* START GIVEN MATERIAL *
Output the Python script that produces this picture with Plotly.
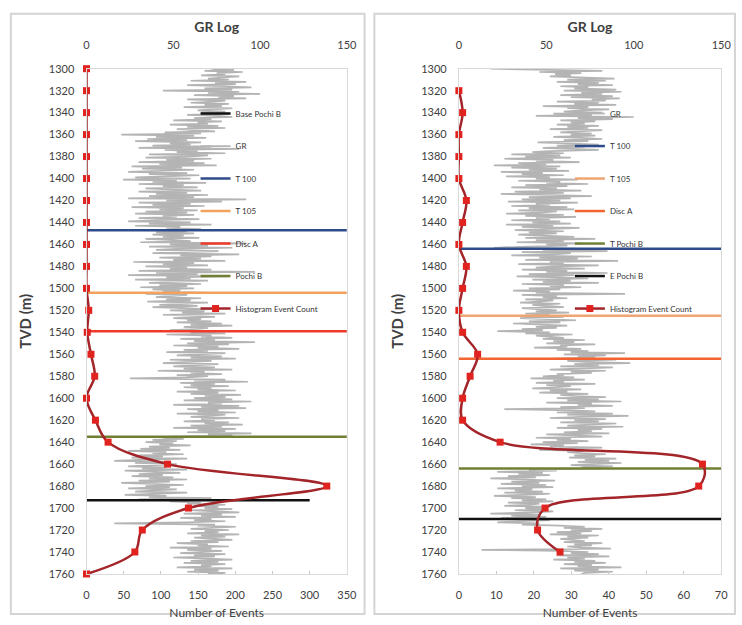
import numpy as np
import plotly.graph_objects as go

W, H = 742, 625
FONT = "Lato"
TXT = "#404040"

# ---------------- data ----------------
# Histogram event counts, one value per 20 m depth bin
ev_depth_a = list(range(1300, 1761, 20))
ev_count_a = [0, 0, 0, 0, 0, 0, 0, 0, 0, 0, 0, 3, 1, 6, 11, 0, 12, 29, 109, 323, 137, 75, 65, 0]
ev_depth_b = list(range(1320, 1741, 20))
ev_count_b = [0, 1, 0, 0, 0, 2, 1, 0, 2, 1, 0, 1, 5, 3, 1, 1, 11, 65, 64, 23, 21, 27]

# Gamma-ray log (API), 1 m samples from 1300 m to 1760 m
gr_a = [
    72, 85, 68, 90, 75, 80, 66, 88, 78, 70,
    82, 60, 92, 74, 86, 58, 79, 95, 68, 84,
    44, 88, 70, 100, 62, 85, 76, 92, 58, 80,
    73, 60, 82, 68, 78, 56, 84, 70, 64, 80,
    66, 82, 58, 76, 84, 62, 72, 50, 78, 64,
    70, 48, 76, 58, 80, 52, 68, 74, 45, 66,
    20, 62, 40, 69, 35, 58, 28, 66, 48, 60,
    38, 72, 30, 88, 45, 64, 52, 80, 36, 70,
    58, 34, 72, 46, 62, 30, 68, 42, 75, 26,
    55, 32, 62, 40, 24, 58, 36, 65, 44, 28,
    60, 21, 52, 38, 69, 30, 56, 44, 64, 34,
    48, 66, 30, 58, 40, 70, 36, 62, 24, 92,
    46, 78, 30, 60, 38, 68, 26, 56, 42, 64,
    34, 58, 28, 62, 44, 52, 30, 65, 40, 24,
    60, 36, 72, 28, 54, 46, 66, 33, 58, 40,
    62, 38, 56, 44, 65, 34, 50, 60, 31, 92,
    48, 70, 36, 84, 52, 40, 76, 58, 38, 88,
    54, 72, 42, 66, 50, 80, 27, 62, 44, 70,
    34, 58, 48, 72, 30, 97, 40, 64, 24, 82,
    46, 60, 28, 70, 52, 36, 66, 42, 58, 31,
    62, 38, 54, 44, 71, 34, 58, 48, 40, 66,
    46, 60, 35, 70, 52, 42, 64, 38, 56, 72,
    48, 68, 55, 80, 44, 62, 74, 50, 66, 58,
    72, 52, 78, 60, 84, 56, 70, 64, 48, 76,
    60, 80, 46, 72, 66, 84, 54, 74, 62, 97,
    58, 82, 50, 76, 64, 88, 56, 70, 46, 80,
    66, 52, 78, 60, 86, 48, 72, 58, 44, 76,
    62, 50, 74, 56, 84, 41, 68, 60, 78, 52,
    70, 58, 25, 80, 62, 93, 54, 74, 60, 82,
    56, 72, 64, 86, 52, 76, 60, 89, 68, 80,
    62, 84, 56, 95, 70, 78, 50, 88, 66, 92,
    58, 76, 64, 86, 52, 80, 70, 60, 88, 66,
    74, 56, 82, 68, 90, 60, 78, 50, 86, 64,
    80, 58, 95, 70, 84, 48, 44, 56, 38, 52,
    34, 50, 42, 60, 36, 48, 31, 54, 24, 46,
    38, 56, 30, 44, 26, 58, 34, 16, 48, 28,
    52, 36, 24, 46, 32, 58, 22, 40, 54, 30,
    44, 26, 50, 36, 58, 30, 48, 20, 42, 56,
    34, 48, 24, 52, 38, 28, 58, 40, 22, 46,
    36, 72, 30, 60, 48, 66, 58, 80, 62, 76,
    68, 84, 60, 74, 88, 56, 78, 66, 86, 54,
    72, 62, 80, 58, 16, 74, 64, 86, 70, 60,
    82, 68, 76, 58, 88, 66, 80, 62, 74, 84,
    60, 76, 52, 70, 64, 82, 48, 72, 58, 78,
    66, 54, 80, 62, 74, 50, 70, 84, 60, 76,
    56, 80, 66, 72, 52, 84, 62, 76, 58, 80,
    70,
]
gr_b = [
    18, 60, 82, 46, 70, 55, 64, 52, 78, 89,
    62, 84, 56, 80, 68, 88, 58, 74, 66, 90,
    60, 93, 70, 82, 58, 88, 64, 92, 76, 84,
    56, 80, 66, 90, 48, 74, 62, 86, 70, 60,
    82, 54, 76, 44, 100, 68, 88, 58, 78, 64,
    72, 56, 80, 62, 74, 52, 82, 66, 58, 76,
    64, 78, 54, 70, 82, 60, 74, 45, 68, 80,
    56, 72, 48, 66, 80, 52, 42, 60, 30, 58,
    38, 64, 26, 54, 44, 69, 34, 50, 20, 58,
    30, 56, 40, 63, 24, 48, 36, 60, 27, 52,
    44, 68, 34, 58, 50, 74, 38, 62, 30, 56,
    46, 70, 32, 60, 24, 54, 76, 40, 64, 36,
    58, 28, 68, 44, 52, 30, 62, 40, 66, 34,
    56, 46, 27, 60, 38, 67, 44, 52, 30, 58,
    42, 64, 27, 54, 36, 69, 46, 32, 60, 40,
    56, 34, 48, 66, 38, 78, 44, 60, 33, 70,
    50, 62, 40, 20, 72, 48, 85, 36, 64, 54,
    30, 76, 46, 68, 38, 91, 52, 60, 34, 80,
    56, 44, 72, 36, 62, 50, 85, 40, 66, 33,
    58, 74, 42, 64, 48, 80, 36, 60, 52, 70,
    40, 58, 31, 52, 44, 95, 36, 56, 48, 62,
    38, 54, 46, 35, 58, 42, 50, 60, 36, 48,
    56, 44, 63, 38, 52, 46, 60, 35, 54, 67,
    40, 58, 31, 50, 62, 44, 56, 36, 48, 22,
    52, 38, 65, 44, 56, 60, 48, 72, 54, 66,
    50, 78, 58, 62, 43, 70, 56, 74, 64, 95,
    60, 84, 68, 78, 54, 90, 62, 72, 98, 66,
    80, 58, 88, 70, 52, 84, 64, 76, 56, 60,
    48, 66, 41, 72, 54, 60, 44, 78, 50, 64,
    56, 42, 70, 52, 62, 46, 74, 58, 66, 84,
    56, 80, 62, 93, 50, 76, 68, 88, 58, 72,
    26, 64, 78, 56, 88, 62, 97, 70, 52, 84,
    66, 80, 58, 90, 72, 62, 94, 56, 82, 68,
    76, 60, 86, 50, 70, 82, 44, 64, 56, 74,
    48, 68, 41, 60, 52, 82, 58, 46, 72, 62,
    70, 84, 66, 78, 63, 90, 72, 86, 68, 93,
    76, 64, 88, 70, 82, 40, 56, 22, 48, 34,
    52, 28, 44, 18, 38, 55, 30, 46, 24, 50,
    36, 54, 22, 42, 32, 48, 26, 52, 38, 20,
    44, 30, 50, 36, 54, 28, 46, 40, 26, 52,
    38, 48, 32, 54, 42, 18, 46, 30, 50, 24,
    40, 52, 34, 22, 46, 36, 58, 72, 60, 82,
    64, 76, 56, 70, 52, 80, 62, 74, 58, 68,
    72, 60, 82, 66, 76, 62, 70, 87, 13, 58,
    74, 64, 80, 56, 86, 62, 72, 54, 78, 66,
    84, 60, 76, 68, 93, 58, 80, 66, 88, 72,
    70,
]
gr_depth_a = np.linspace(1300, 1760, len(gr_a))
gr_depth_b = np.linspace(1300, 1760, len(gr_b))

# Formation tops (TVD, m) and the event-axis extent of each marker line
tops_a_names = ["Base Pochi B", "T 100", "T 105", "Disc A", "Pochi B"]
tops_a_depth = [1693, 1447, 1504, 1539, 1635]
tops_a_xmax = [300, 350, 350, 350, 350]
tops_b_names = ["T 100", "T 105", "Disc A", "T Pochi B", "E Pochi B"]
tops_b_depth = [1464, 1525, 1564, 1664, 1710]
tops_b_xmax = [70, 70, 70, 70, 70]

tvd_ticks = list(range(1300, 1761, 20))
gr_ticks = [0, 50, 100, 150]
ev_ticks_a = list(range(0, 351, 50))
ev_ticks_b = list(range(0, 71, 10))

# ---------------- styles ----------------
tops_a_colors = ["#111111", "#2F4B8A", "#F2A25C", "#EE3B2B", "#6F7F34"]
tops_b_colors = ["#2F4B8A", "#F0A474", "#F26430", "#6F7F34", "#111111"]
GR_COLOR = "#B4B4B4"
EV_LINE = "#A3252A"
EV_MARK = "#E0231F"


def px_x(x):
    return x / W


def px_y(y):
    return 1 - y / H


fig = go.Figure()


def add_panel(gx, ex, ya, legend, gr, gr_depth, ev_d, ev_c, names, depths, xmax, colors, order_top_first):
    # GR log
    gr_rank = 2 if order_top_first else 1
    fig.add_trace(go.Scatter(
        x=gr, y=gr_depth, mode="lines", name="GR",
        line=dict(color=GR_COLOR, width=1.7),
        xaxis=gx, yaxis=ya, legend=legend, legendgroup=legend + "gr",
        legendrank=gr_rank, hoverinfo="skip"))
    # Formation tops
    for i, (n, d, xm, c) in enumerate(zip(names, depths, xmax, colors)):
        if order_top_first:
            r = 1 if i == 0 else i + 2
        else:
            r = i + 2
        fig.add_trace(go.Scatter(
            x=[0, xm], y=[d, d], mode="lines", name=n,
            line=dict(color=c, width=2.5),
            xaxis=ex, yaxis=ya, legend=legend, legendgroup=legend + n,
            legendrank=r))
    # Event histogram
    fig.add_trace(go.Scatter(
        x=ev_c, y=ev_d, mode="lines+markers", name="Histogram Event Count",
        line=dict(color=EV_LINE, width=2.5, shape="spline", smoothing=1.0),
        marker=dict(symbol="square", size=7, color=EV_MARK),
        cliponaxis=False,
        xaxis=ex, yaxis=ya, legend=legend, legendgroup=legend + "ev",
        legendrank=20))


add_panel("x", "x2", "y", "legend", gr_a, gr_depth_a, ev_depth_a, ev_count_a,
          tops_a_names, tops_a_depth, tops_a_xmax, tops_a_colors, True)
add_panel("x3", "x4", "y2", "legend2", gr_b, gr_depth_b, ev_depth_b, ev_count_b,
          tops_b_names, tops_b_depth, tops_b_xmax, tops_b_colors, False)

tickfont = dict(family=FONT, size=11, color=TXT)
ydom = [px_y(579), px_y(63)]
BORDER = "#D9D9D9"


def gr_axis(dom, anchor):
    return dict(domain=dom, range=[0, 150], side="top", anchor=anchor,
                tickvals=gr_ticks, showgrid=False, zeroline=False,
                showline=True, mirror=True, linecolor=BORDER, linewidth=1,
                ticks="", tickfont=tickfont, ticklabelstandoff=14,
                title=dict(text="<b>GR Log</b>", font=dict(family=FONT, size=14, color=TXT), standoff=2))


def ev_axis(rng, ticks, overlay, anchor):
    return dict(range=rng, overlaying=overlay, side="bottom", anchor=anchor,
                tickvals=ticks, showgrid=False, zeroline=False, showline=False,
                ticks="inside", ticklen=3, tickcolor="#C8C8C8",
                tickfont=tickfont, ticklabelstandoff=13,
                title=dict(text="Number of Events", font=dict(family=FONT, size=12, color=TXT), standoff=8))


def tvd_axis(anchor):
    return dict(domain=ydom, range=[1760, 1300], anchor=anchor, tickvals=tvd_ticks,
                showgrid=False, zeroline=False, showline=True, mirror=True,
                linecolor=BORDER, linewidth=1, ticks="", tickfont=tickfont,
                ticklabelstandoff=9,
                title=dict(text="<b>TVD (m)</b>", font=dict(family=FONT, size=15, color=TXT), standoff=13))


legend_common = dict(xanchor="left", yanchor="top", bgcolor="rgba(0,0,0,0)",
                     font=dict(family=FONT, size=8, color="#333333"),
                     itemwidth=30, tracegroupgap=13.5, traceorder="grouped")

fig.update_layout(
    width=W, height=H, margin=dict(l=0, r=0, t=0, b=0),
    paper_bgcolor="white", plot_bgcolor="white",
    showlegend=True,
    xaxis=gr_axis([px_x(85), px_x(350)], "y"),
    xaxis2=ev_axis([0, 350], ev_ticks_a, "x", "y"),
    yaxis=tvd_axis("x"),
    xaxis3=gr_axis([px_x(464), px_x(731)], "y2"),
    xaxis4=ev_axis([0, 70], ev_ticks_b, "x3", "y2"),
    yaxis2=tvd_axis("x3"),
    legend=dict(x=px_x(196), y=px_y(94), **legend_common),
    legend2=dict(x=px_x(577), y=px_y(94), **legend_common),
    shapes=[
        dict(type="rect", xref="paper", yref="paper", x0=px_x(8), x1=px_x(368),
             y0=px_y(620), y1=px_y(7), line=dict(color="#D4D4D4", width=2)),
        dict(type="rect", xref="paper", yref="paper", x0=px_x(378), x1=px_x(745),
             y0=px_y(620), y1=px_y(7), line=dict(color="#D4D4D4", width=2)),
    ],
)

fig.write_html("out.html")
* END GIVEN MATERIAL *
* [PROBLEM TO WORK ON]: The lines from the top of the data above through the one holding "23, 21, 27]" are to be repeated exactly, and only those, with no pictures.

* [OUTPUT OF THE TASK]:
Output the Python script that produces this picture with Plotly.
import numpy as np
import plotly.graph_objects as go

W, H = 742, 625
FONT = "Lato"
TXT = "#404040"

# ---------------- data ----------------
# Histogram event counts, one value per 20 m depth bin
ev_depth_a = list(range(1300, 1761, 20))
ev_count_a = [0, 0, 0, 0, 0, 0, 0, 0, 0, 0, 0, 3, 1, 6, 11, 0, 12, 29, 109, 323, 137, 75, 65, 0]
ev_depth_b = list(range(1320, 1741, 20))
ev_count_b = [0, 1, 0, 0, 0, 2, 1, 0, 2, 1, 0, 1, 5, 3, 1, 1, 11, 65, 64, 23, 21, 27]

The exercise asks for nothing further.